3He(d,p)4He reaction calculation with three-body Faddeev equations

In order to investigate the He-3-n-p system as a three-body problem, we have formulated He-3-n and H-3-p effective potentials using both a microscopic treatment and a phenomenological approach. In the microscopic treatment, potentials are generated by means of the resonating group method (RGM) based on the Minnesota nucleon-nucleon potential. These potentials are converted into separable form by means of the Microscopic Pauli Correct (MPC) method. The MPC potentials are properly formulated to avoid Pauli forbidden states.
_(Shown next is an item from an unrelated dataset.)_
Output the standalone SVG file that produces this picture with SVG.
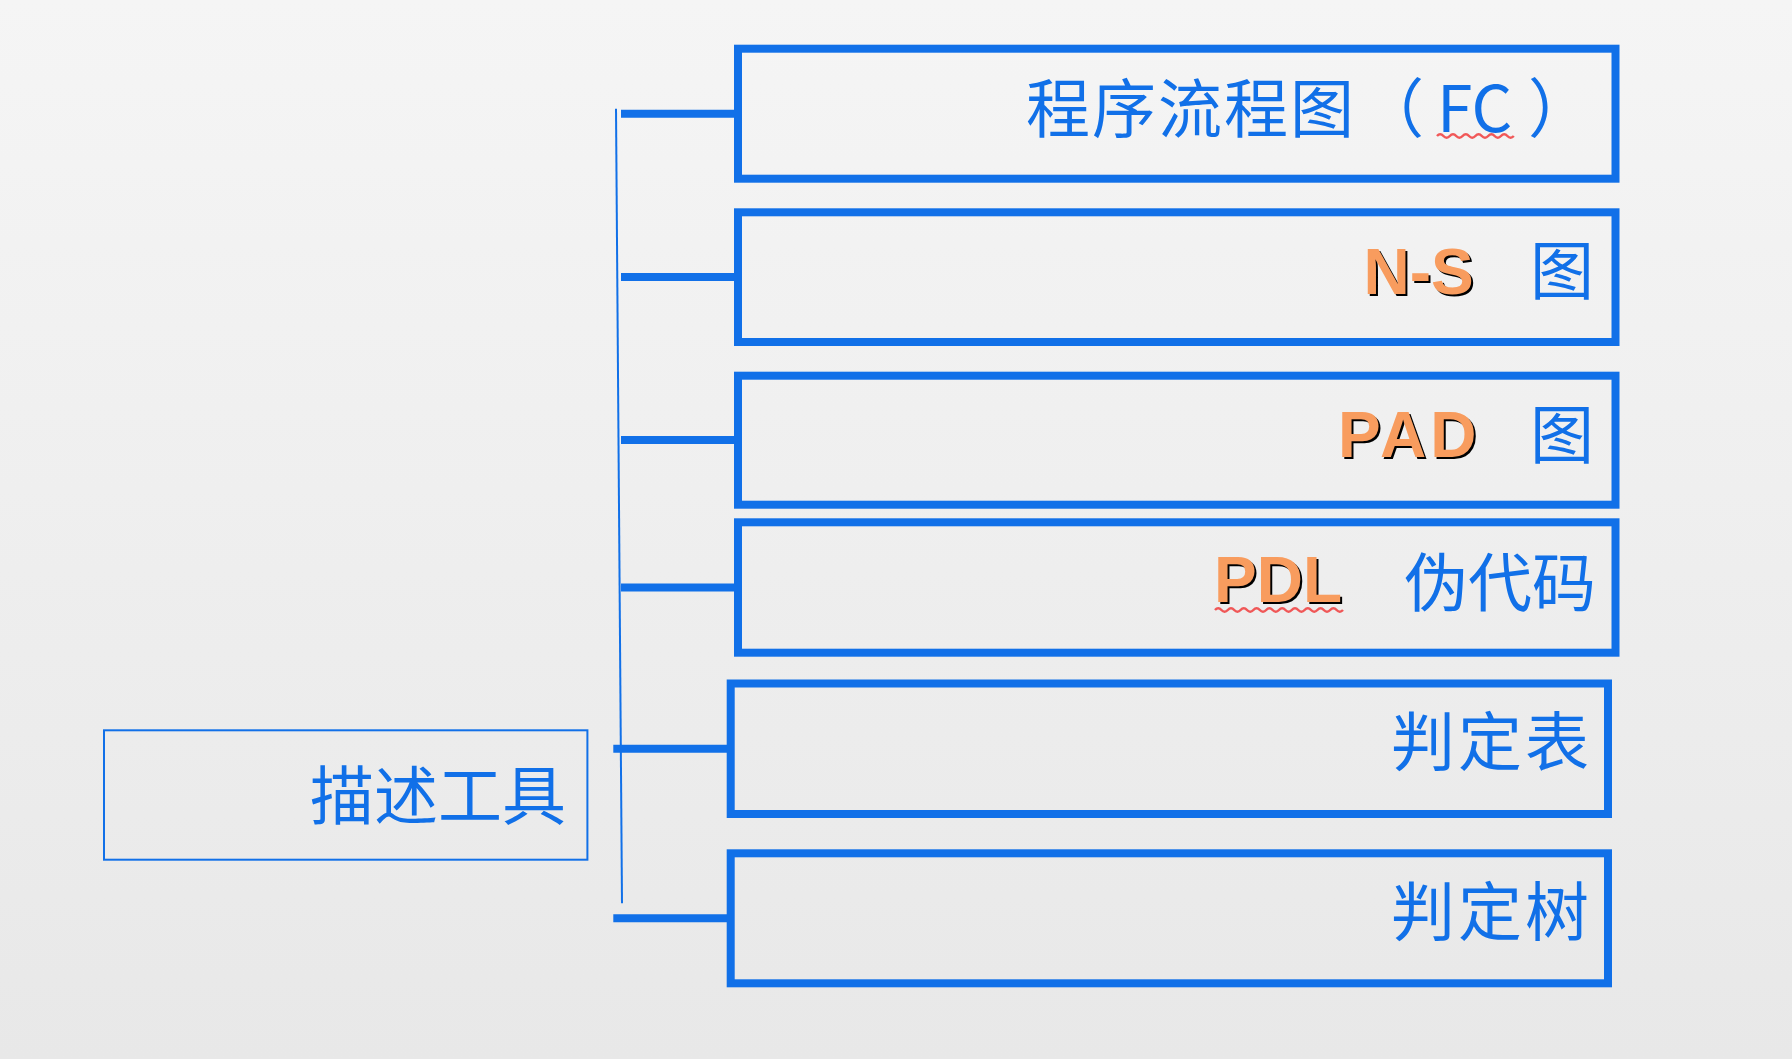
<svg xmlns="http://www.w3.org/2000/svg" width="1792" height="1059" viewBox="0 0 1792 1059">
  <defs>
    <linearGradient id="bg" x1="0" y1="0" x2="0" y2="1">
      <stop offset="0" stop-color="#f5f5f5"/>
      <stop offset="1" stop-color="#e8e8e8"/>
    </linearGradient>
  </defs>
  <style>
    .box { fill: none; stroke: #1170e8; stroke-width: 8; }
    .thin { fill: none; stroke: #1170e8; stroke-width: 2; }
    .conn { stroke: #1170e8; stroke-width: 8; fill: none; }
    .cjk { font-family: "Noto Sans CJK SC", "Noto Sans", sans-serif; font-size: 64px; fill: #1170e8; }
    .lat { font-family: "Liberation Sans", Arial, sans-serif; font-size: 64px; font-weight: bold; }
    .or { fill: #f89c5e; }
    .sh { fill: #000; }
    .wave { fill: none; stroke: #f03c3c; stroke-width: 2.5; opacity: 0.85; }
  </style>
  <rect x="0" y="0" width="1792" height="1059" fill="url(#bg)"/>

  <g id="connectors">
    <line class="thin" x1="616" y1="108.7" x2="622" y2="903.3"/>
    <line class="conn" x1="621" y1="113.7" x2="738" y2="113.7"/>
    <line class="conn" x1="621" y1="277" x2="738" y2="277"/>
    <line class="conn" x1="621" y1="440.1" x2="738" y2="440.1"/>
    <line class="conn" x1="621" y1="587.5" x2="738" y2="587.5"/>
    <line class="conn" x1="613.3" y1="748.7" x2="731" y2="748.7"/>
    <line class="conn" x1="613.3" y1="918.3" x2="731" y2="918.3"/>
  </g>

  <g id="node-root">
    <rect class="thin" x="104" y="730.3" width="483.4" height="129.4"/>
    <text class="cjk" x="566" y="819" text-anchor="end">描述工具</text>
  </g>

  <g id="node-fc">
    <rect class="box" x="738" y="48.7" width="877.5" height="130"/>
    <text class="cjk" y="132"><tspan x="1026" letter-spacing="2">程序流程图</tspan><tspan x="1360">（</tspan><tspan x="1437">FC</tspan><tspan x="1528">）</tspan></text>
    <path class="wave" d="M1437 136 q3.2 -3.5 6.4 0 t6.4 0 t6.4 0 t6.4 0 t6.4 0 t6.4 0 t6.4 0 t6.4 0 t6.4 0 t6.4 0 t6.4 0 t6.4 0"/>
  </g>

  <g id="node-ns">
    <rect class="box" x="738" y="212.3" width="877.5" height="129.7"/>
    <text class="lat sh" x="1365.5" y="296">N-S</text>
    <text class="lat or" x="1363.5" y="294">N-S</text>
    <text class="cjk" x="1594" y="294" text-anchor="end">图</text>
  </g>

  <g id="node-pad">
    <rect class="box" x="738" y="375.7" width="877.5" height="129"/>
    <text class="lat sh" x="1340" y="459" letter-spacing="4">PAD</text>
    <text class="lat or" x="1338" y="457" letter-spacing="4">PAD</text>
    <text class="cjk" x="1594" y="458" text-anchor="end">图</text>
  </g>

  <g id="node-pdl">
    <rect class="box" x="738" y="522.3" width="877.5" height="130.4"/>
    <text class="lat sh" x="1216" y="604">PDL</text>
    <text class="lat or" x="1214" y="602">PDL</text>
    <path class="wave" d="M1215 610 q3.2 -3.5 6.4 0 t6.4 0 t6.4 0 t6.4 0 t6.4 0 t6.4 0 t6.4 0 t6.4 0 t6.4 0 t6.4 0 t6.4 0 t6.4 0 t6.4 0 t6.4 0 t6.4 0 t6.4 0 t6.4 0 t6.4 0 t6.4 0 t6.4 0"/>
    <text class="cjk" x="1596" y="606" text-anchor="end">伪代码</text>
  </g>

  <g id="node-table">
    <rect class="box" x="730.7" y="683.5" width="877.3" height="130.5"/>
    <text class="cjk" x="1592" y="765" text-anchor="end" letter-spacing="3">判定表</text>
  </g>

  <g id="node-tree">
    <rect class="box" x="730.7" y="853.3" width="877.3" height="130"/>
    <text class="cjk" x="1592" y="935" text-anchor="end" letter-spacing="3">判定树</text>
  </g>
</svg>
The phenomenological potentials are obtained by modifying parameters of the EST approximation to the Paris nucleon-nucleon potential, such that they fit the low-energy He-3-n, H-3-p, and He-3-p phase shifts, Therefore, they describe the He-3-n differential cross section,the polarization observables, and the energy levels of He-4. The He-3-n-p Faddeev equations are solved numerically. We reproduce correctly the ground state and the first excited state of Li-5. Furthermore, the Paris-type potential is used to investigate the He-3(d,p)He-4 reaction at a deuteron bombarding energy of 270 Mev, where the system is treated as a three-body problem. Results for the polarized and unpolarized differential cross sections demonstrate convergence of the Born series.